We arrived in Lincoln mid-morning on Saturday. I volunteered with the Project Purple team booth for a couple of hours that morning. I love nothing more than spending time with other runners. I especially love being around other runners who care about Pancreatic Cancer. So, that was pretty awesome!
We had a wonderful team dinner Saturday night!
I had the pleasure of speaking to the team.
Most importantly, this amazing team of 88 runners raised over $100,000!! What an incredible group of people.
Race day was going to be warm, with predicted highs in the 80s. I finally fell asleep at 3 am Saturday night and my alarm woke me up at 4 am, so I was not well rested going into the race. Since my big goal is to run the Bryce 100, I did not taper, except for the final four days before the race. I honestly did not know how the race would go.
I decided I would just go out and see what I could do. My secret goal was to run a Boston Qualifier, but my big goal was to finish and not get injured. I must have put down a predicted finish time in the 4-4:30 range when I signed up. I was not too happy with myself for low-balling my finish time, because that meant I had to line up farther back. Since it was supposed to be hot, I wanted to get moving as quickly as possible. I think we started about 15 minutes after the gun went off.

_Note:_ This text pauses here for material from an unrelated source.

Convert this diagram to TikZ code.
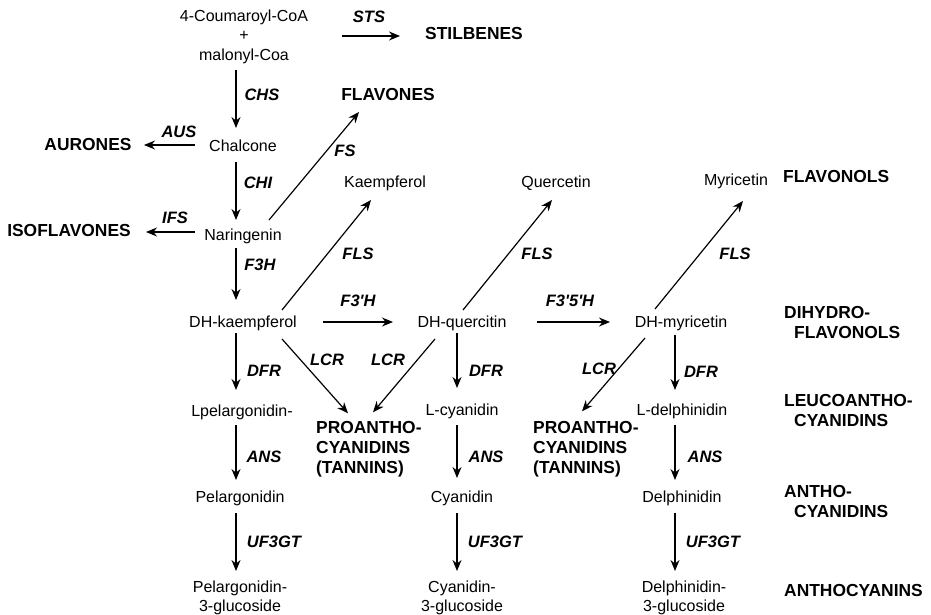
\documentclass[tikz,border=0pt]{standalone}
\usepackage{fontspec}
\setmainfont{Liberation Sans}
\usetikzlibrary{arrows.meta,calc}
\begin{document}
\begin{tikzpicture}[x=1pt,y=-1pt,
  txt/.style={font=\fontsize{16}{19.5}\selectfont, inner sep=0pt, text height=11.5pt, text depth=0pt},
  txtm/.style={font=\fontsize{16}{19.5}\selectfont, inner sep=0pt, align=center},
  cat/.style={font=\fontsize{17.4}{20}\selectfont\bfseries, inner sep=0pt, text height=12.5pt, text depth=0pt},
  catm/.style={font=\fontsize{17.4}{20}\selectfont\bfseries, inner sep=0pt, align=left, anchor=west},
  enz/.style={font=\fontsize{16.5}{19}\selectfont\bfseries\itshape, inner sep=0pt, text height=11.8pt, text depth=0pt},
  arr/.style={-{Stealth[length=11pt,width=9pt]}, line width=1.2pt}]
\useasboundingbox (0,0) rectangle (931,615);
% substances
\node[txtm] (coum) at (244,36.5) {4-Coumaroyl-CoA\\+\\malonyl-Coa};
\node[txt] (chal) at (243,146) {Chalcone};
\node[txt] (nar) at (243,235) {Naringenin};
\node[txt] (kae) at (385,182) {Kaempferol};
\node[txt] (que) at (556,182) {Quercetin};
\node[txt] (myr) at (736,180) {Myricetin};
\node[txt] (dhk) at (243,322) {DH-kaempferol};
\node[txt] (dhq) at (462,322) {DH-quercitin};
\node[txt] (dhm) at (681,322) {DH-myricetin};
\node[txt] (lpel) at (242,411) {Lpelargonidin-};
\node[txt] (lcy) at (462,410) {L-cyanidin};
\node[txt] (ldel) at (682,410) {L-delphinidin};
\node[txt] (pel) at (240,497) {Pelargonidin};
\node[txt] (cya) at (462,497) {Cyanidin};
\node[txt] (del) at (682,497) {Delphinidin};
\node[txtm] (pelg) at (240,598) {Pelargonidin-\\3-glucoside};
\node[txtm] (cyag) at (462,598) {Cyanidin-\\3-glucoside};
\node[txtm] (delg) at (684,598) {Delphinidin-\\3-glucoside};
% classes
\node[cat] (stil) at (474,33) {STILBENES};
\node[cat] (flav) at (388,94) {FLAVONES};
\node[cat] (aur) at (88,144) {AURONES};
\node[cat] (iso) at (69,230) {ISOFLAVONES};
\node[cat, anchor=west] (flavonols) at (783,176) {FLAVONOLS};
\node[catm] (dihydro) at (784,323) {DIHYDRO-\\\hspace*{10pt}FLAVONOLS};
\node[catm] (leuco) at (784,411) {LEUCOANTHO-\\\hspace*{10pt}CYANIDINS};
\node[catm] (antho) at (784,502) {ANTHO-\\\hspace*{10pt}CYANIDINS};
\node[cat, anchor=west] (anthocy) at (784,590) {ANTHOCYANINS};
\node[catm] (pro1) at (316,449.3) {PROANTHO-\\CYANIDINS\\(TANNINS)};
\node[catm] (pro2) at (533,449.3) {PROANTHO-\\CYANIDINS\\(TANNINS)};
% enzymes
\node[enz] (sts) at (369,17) {STS};
\node[enz] (chs) at (262,95) {CHS};
\node[enz] (aus) at (179,132) {AUS};
\node[enz] (chi) at (258,183) {CHI};
\node[enz] (ifs) at (175,218) {IFS};
\node[enz] (f3h) at (260,265) {F3H};
\node[enz] (fs) at (345,151) {FS};
\node[enz] (fls1) at (358,254) {FLS};
\node[enz] (fls2) at (537,254) {FLS};
\node[enz] (fls3) at (735,254) {FLS};
\node[enz] (f3ph) at (358,301) {F3\textquotesingle H};
\node[enz] (f35h) at (570,301) {F3\textquotesingle 5\textquotesingle H};
\node[enz] (lcr1) at (327,360) {LCR};
\node[enz] (lcr2) at (388,360) {LCR};
\node[enz] (lcr3) at (599,369) {LCR};
\node[enz] (dfr1) at (264,371) {DFR};
\node[enz] (dfr2) at (486,371) {DFR};
\node[enz] (dfr3) at (701,372) {DFR};
\node[enz] (ans1) at (264,457) {ANS};
\node[enz] (ans2) at (486,457) {ANS};
\node[enz] (ans3) at (705,457) {ANS};
\node[enz] (uf1) at (274,542) {UF3GT};
\node[enz] (uf2) at (495,542) {UF3GT};
\node[enz] (uf3) at (713,542) {UF3GT};
% connectors
\draw[arr] ($(coum)+(98,-0.5)$) -- ($(stil)+(-74,3)$);
\draw[arr] ($(coum)+(-8,33.5)$) -- ($(chal)+(-7,-18)$);
\draw[arr] ($(chal)+(-48,-1)$) -- ($(aur)+(56,1)$);
\draw[arr] ($(chal)+(-7,16)$) -- ($(nar)+(-7,-15)$);
\draw[arr] ($(nar)+(-48,-3)$) -- ($(iso)+(77,2)$);
\draw[arr] ($(nar)+(-7,13)$) -- ($(dhk)+(-7,-22)$);
\draw[arr] ($(nar)+(26,-15)$) -- ($(flav)+(-29,18)$);
\draw[arr] ($(dhk)+(39,-12)$) -- ($(kae)+(-14,18)$);
\draw[arr] ($(dhq)+(1,-12)$) -- ($(que)+(-4,18)$);
\draw[arr] ($(dhm)+(-26,-13)$) -- ($(myr)+(7,21)$);
\draw[arr] ($(dhk)+(80,0)$) -- ($(dhq)+(-69,0)$);
\draw[arr] ($(dhq)+(75,0)$) -- ($(dhm)+(-71,0)$);
\draw[arr] ($(dhk)+(-7,11)$) -- ($(lpel)+(-6,-21)$);
\draw[arr] ($(dhk)+(39,17)$) -- ($(pro1.west)+(32,-36)$);
\draw[arr] ($(dhq)+(-27,17)$) -- ($(pro1.west)+(57,-37)$);
\draw[arr] ($(dhm)+(-36,16)$) -- ($(pro2.west)+(49,-38)$);
\draw[arr] ($(dhq)+(-5,11)$) -- ($(lcy)+(-5,-22)$);
\draw[arr] ($(dhm)+(-6,13)$) -- ($(ldel)+(-7,-20)$);
\draw[arr] ($(lpel)+(-6,14)$) -- ($(pel)+(-4,-17)$);
\draw[arr] ($(lcy)+(-5,15)$) -- ($(cya)+(-5,-19)$);
\draw[arr] ($(ldel)+(-7,15)$) -- ($(del)+(-7,-17)$);
\draw[arr] ($(pel)+(-4,16)$) -- ($(pelg)+(-4,-27)$);
\draw[arr] ($(cya)+(-5,16)$) -- ($(cyag)+(-5,-27)$);
\draw[arr] ($(del)+(-7,16)$) -- ($(delg)+(-9,-27)$);
\end{tikzpicture}
\end{document}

The first hour or so went well. It was sunny, but we were running through neighborhoods that were lined with trees. Soon, the sun moved higher into the sky and I could feel the heat and humidity. I knew this would play a factor for everyone. I knew it would be a factor for me, since it has been cold in Colorado Springs recently. Over the first half, I ticked off miles in the 8 minute range. I had a few that were faster and a few that were slower, because I stopped for water. The first half of the race, we ran with the half-marathoners. That was nice, because there were lots of people and big crowds lining the streets. As the marathoners split off, the crowds became more sparse. It also became blazing hot. My mile splits dropped into the 8:40s and higher. I tried to hold it together. I saw a woman lying on the side of the road getting an IV. I saw a lot of people walking. Somehow, I managed to keep running.
At about mile 20, the runners turn back and head toward the Nebraska football stadium. It is a net downhill on the way to the finish, so despite the heat, I was able to bring my mile splits back into the 8:20s. The course had plenty of aid stations. I ran through each one, drinking water and dumping a second cup over my head. I also stuffed ice in my bra in several stops.
I eventually finished in 3:39:45, which is about a 15 minute Boston Qualifier. I also got 3rd in my age group, so that was exciting and unexpected.
Finishing in the football stadium was very cool. My hat is off to the Lincoln Track Club for putting on a fantastic event. I would definitely recommend the marathon. The course is pretty and quite flat, and there were plenty of aid stations.
I am thrilled with my results and finish time, especially considering the fact that I have done maybe three speed workouts since before I had cancer. I think the long runs are building strength that I have been unaware I had. What it comes down to, though, is I am stubborn and determined. In cancer circles, people use the phrase “Never, Ever Give Up” and it is a phrase that I often think of in running, also.
These last two weeks have been so incredible. I have met so many fabulous and inspiring people. I have feel incredibly blessed and lucky to be surrounded by so much love and support. I just ran a solid marathon and I plan to go back to Boston in 2016! Now I have to focus on my last few weeks as I prepare for the Bryce 100. I am happy and grateful for so many reasons.
Surround yourself with good people who inspire you to become a better person. Work your butt off. Enjoy your successes. Have fun and make time to play. Practice gratitude daily.
I have 32 days until Bryce 100. I have to rest and recover for a couple of days and then hit it hard for the next couple of weeks. I am trying to raise a minimum of $5000 for Project Purple. If you can, please help me to reach my goal.